Center for Biological Diversity

For Immediate Release, June 3, 2022


Brett Hartl, (202) 817-8121,

EPA Finalizes Damaging Renewable Fuels Standard

Standard Harms Wildlife, Reduces Food Security, Undermines Climate Objectives

WASHINGTON— The Environmental Protection Agency is expected to finalize its renewable fuel standards for corn ethanol and other biofuels for 2020, 2021 and 2022 today, setting the 2022 required minimum volume for transportation sector use at roughly 15 billion gallons of corn ethanol and 5.63 billion gallons of advanced biofuels.

But the agency appears to have failed to properly assess biofuels’ substantial environmental harms, including damages from land conversion and additional pesticide and fertilizer use and the industry’s impacts on endangered species.

“Millions of acres are being pointlessly sacrificed just to grow corn to fuel gas-guzzling SUVs. Meanwhile the EPA looks the other way as our ocean dead zones grow, water pollution worsens, and endangered species suffer,” said Brett Hartl, government affairs director at the Center for Biological Diversity. “Two decades in, the renewable fuel program has proven to be a colossal boondoggle. It’s also given fodder to those who want to delay the transition to real climate and transportation solutions, including a rapid shift to electric vehicles.”

In its 2018 report to Congress, the EPA’s triennial report on the renewable fuel program concluded that 4 million to 7.8 million acres of land had been converted to growing corn and soybeans since the enactment of the program and that the rate of land conversion was higher in areas closer to ethanol biorefineries.

Because this corn is grown for fuel, there are fewer restrictions on the use of pesticides and fertilizers, which run off into nearby streams and rivers. This additional pollution harms endangered species such as the pallid sturgeon in the Mississippi River and worsens ocean dead zones, harming endangered sea turtles and other species.

Despite two adverse rulings from the D.C. Circuit Court of Appeals condemning the EPA for ignoring its own science, the agency has argued for the third time that the renewable fuel program has absolutely no real-world impacts on endangered species.

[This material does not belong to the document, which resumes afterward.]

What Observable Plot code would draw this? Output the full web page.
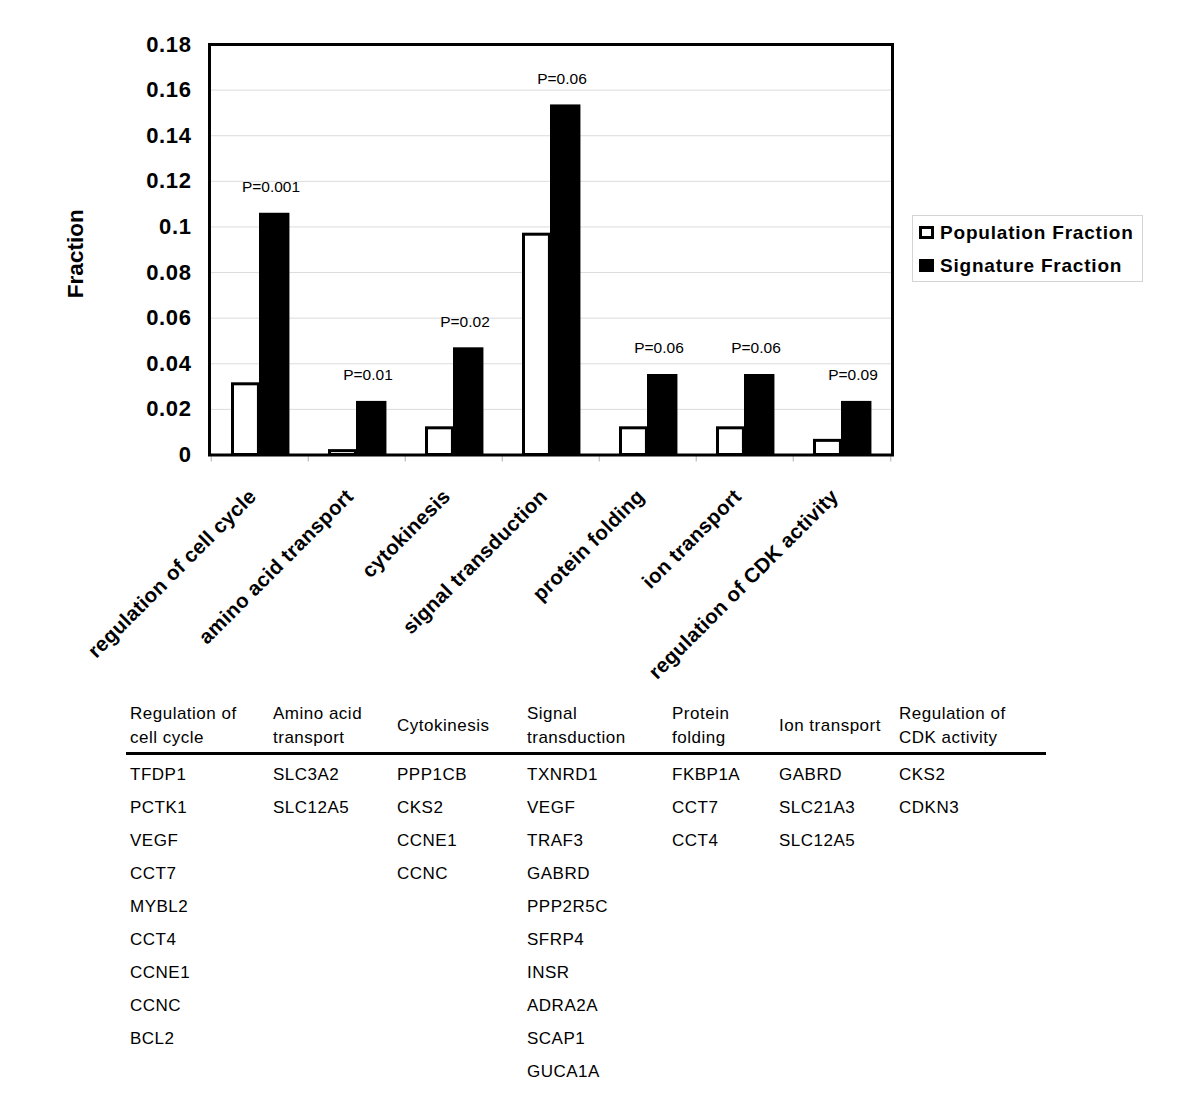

“The EPA missed a huge opportunity to ratchet back the renewable fuel program and acknowledge the massive harm being inflicted on sturgeon and other endangered species,” said Hartl. “President Biden’s first executive order directed all federal agencies to follow the best available science, but instead the EPA caved to powerful special interests that benefit from the status quo.”

In addition to converting more land from natural habitat to cropland, the production of biofuels also can compete with crops grown for food production. According to the EPA, the proportion of corn grown for ethanol increases each year, with 40% of all corn grown diverted for fuel. With the conflict in Ukraine and reduction in wheat production, global food supplies are perilously low. Continued support for additional biofuel production only worsens the collective ability to feed people in the United States and around the world.

The Center for Biological Diversity is a national, nonprofit conservation organization with more than 1.7 million members and online activists dedicated to the protection of endangered species and wild places.